The mood on campus and elsewhere is floating right, hard. And Lepore’s floating with it. "I was always against it!" That makes me wonder about your overall sincerity, your courage, your honesty. And that in turn makes me wonder about your research.
With regard to Lepore's every assertion, you should be clear now that she takes whatever position is liable to help her career. She's been extraordinarily successful in this regard, and she's not the only one. I’d doubt even the sincerity of her claims (though deluding oneself is pretty easy) and I’d triple-check their factuality.
Every senior professor now is someone who "did not get drummed out." In most institutions, in most situations, that means they had, or professed, views that were widely accepted and are now widely discredited.

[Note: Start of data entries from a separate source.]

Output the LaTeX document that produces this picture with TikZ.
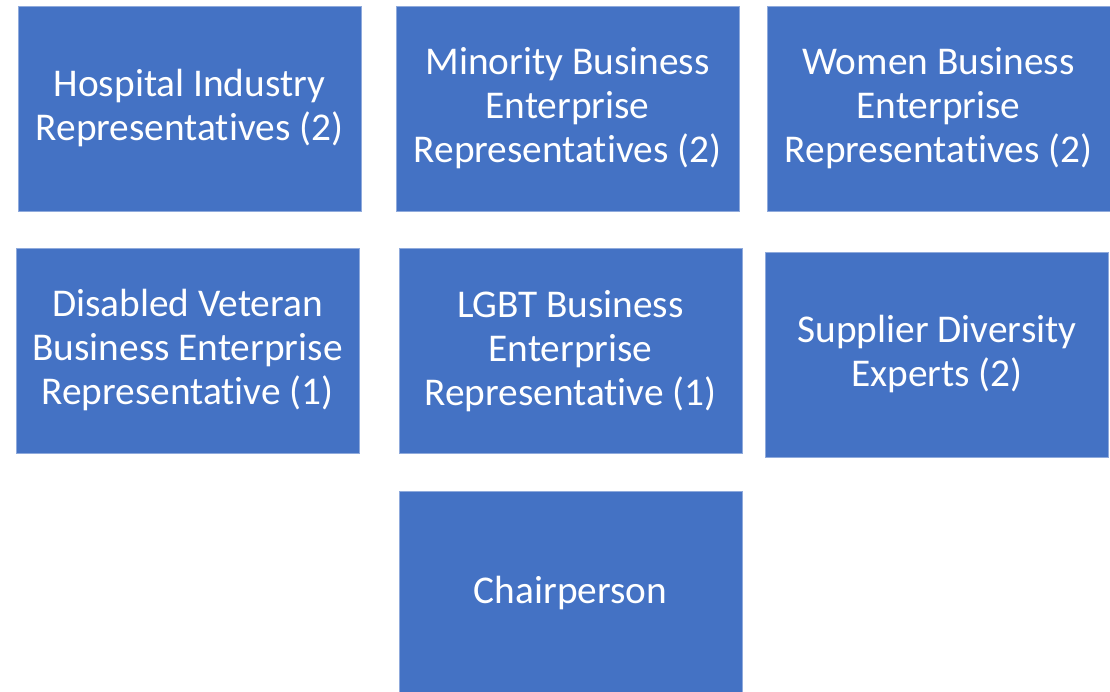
\documentclass[tikz,border=0pt]{standalone}
\usepackage{fontspec}
\setmainfont{Carlito}[Ligatures=NoCommon]
\definecolor{boxblue}{HTML}{4472C4}
\tikzset{
	member/.style={rectangle,fill=boxblue,draw=boxblue!60!white,line width=0.4pt,text=white,
		inner sep=0pt,minimum width=257pt,minimum height=153.5pt,align=center,
		font=\fontsize{29.5}{33}\selectfont},
}
\begin{document}
\begin{tikzpicture}[x=0.75pt,y=-0.75pt]
\useasboundingbox (0,0) rectangle (1110,692);

\node[member] (hosp) at (189.5,108.5) {Hospital Industry\\Representatives (2)};
\node[member] (mbe) at (567.5,108.5) {Minority Business\\Enterprise\\Representatives (2)};
\node[member] (wbe) at (938.5,108.5) {Women Business\\Enterprise\\Representatives (2)};

\node[member] (dvbe) at (187.5,350.5) {Disabled Veteran\\Business Enterprise\\Representative (1)};
\node[member] (lgbt) at (570.5,351) {LGBT Business\\Enterprise\\Representative (1)};
\node[member] (sde) at (937,354.5) {Supplier Diversity\\Experts (2)};

\node[member] (chair) at (570.5,593.5) {Chairperson};
\end{tikzpicture}
\end{document}
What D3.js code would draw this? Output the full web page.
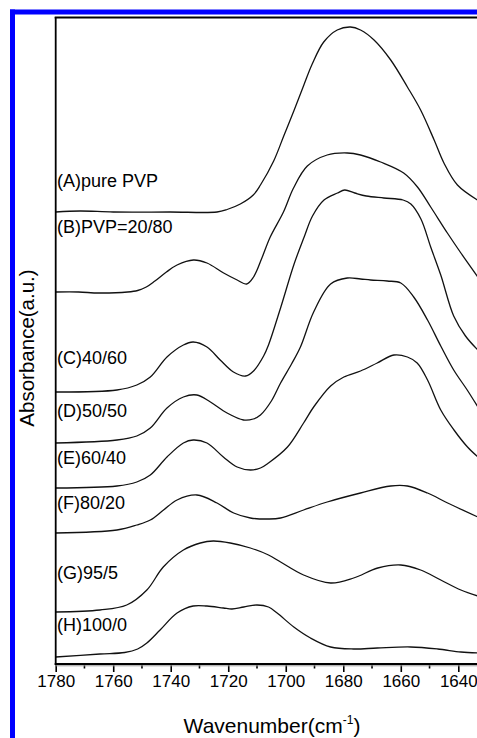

The colleges where I worked appeared to be politically unanimous, in faculty meetings but also in journal publications. Many of the people didn’t really believe what they were saying or repressed their real views, a la Lepore (many of them whispered this to me privately, a la Lepore). But you can't tell who's who.
What you can tell is that the communal jargon is overwhelming in academic publications, and you can tell that many possible points of view have been eliminated from before the outset by factors having nothing to do with truth. The only way to indicate that your work’s really dedicated to truth would be to defy the consensus repeatedly at the risk of your career, reputation, friendships.
It's possible Lepore didn't realize that she was raising suspicions about her scholarly work. But it's not only her: you should cock an eyebrow at anything any professor has published over the last 15 years or so. What did they have to say that they believe to get the Ph.D.? What, to get tenure? What, to survive socially on campus and not be a pariah? What, to become a distinguished chair?
A massive gap has opened between what a professor says and what she believes. That compromises the value of the research and the teaching fundamentally.